カウンターの真ん中に座ると、おしぼりに続き、オーダーもしていないのに、ショットグラスが置かれた。
「いつものやつです」
マスターは静かにそういって、チェイサーを並べた。
考えてみれば、この店に来て以来、俺はこれしか頼んでいない。
いつもの、甘いバートンの香り。
50度という、それなりのアルコール度数なのに、すっと呑める。
それでいて申し分のないアタックがあり、しっかりと喉を焼く。
呑み慣れたその味は、不思議なくらい恵利瀬を連想させる。
忘れよう、と思った。
「マスター、たまには別の呑もうかな」
「それでは、趣向を変えて、カクテルなんていかがですか?」
「カクテルか……。
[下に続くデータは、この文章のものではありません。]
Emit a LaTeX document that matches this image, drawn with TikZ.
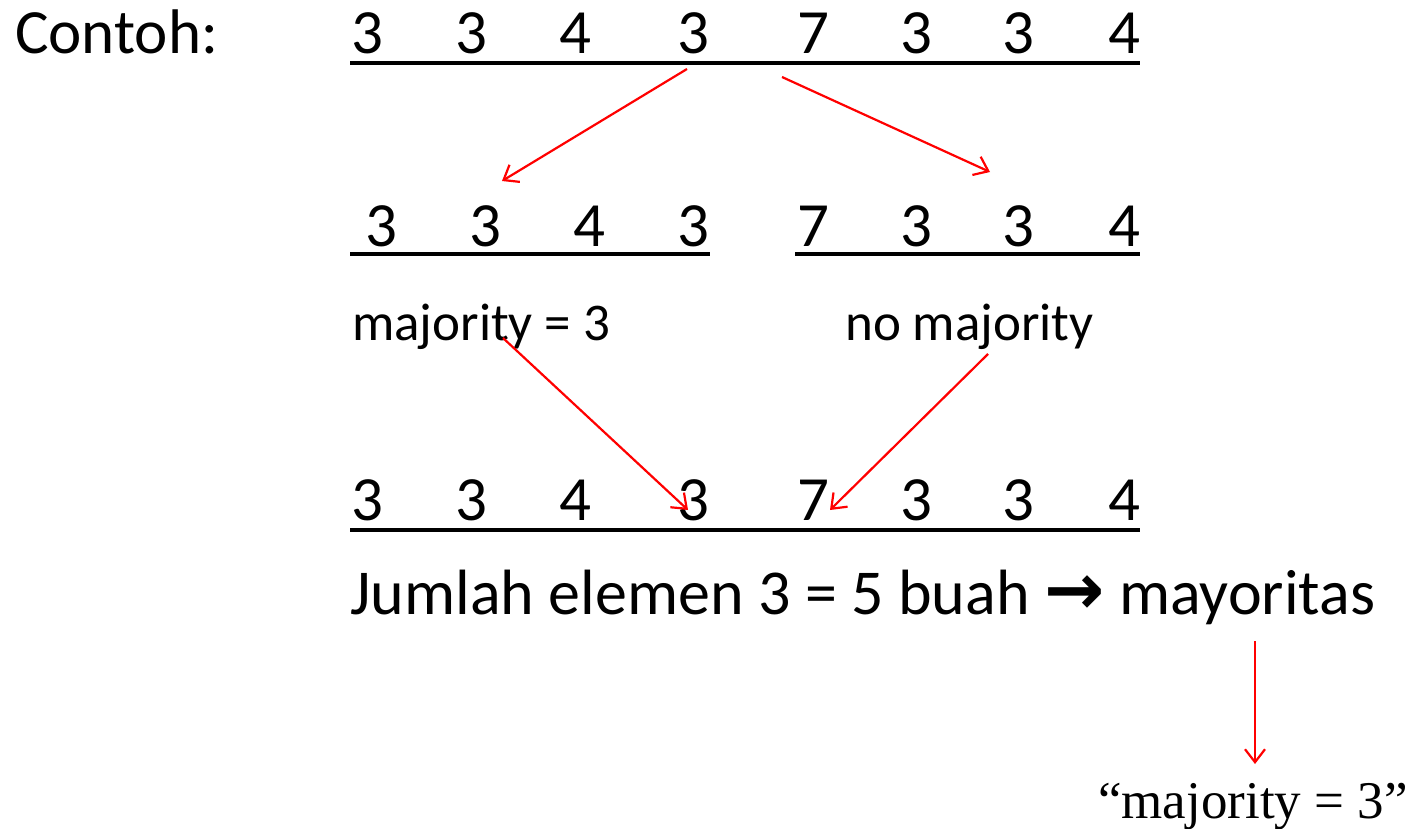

オススメは?」
「ブラッディ・シーザーなんていかがです?」
「シーザー? メアリーなら知ってるけど」
ブラディ・メアリーはウォッカをトマトジュースで割るポピュラーなカクテルだが、シーザーは聞いたことがなかった。
「同じようなものなんですけど、クラマトっていう特別なトマトジュースを使います。ウチではペルツウォッカっていう唐辛子フレーバーのウオッカを使ってます。けっこうハマる味ですよ」
説明を聞いてもよくわからない。とにかくそれをオーダーした。
バートンとブルームーンじゃなければ、なんでもいい。そんな気分だった。
ちりん。
マスターご推薦のシーザーに口を付けようとしたとき、ドアが開いた。
「こんばんわ」
入ってきたのは、あの「ふみちゃん」だった。
Re: むかしのはなし。 ( No.23 )
日時: 2007/06/14 00:16名前: あんり
>>個人的な理由で、ちょっとどきどきしちゃうお名前です。
そ、そうなんですか?
私には嬉しい共通点?ですw 名前覚えてもらえそう・・・^^
ふみちゃんとの絡み、楽しみにしてます><
Re: むかしのはなし。 ( No.24 )
日時: 2007/06/14 01:13名前: バラバラ
結局あの後恵利瀬さんとのエッチはなかったようですが、残念のような気もします。
実際に距離を置くような関係になってしまっただけにね。
今回はまたバーの描写に拘りを感じます。
う〜ん、私にはウォッカはキツそう。(笑)
ふみちゃんに気持ちがシフトしていくのでしょうか?
次回の更新も期待して待っています☆
Re: むかしのはなし。 ( No.25 )
日時: 2007/06/14 14:55名前: E_jan
>あんりさん
基本的にここに書くときは登場人物みんな仮名ですが、「キャバ〜」の方の登場人物のうち誰かの本名or源氏名が「あんり」さんでした。
>バラバラさん
カクテルにするとウォッカは軽く感じます。
まあ、それがヤバいんですけど。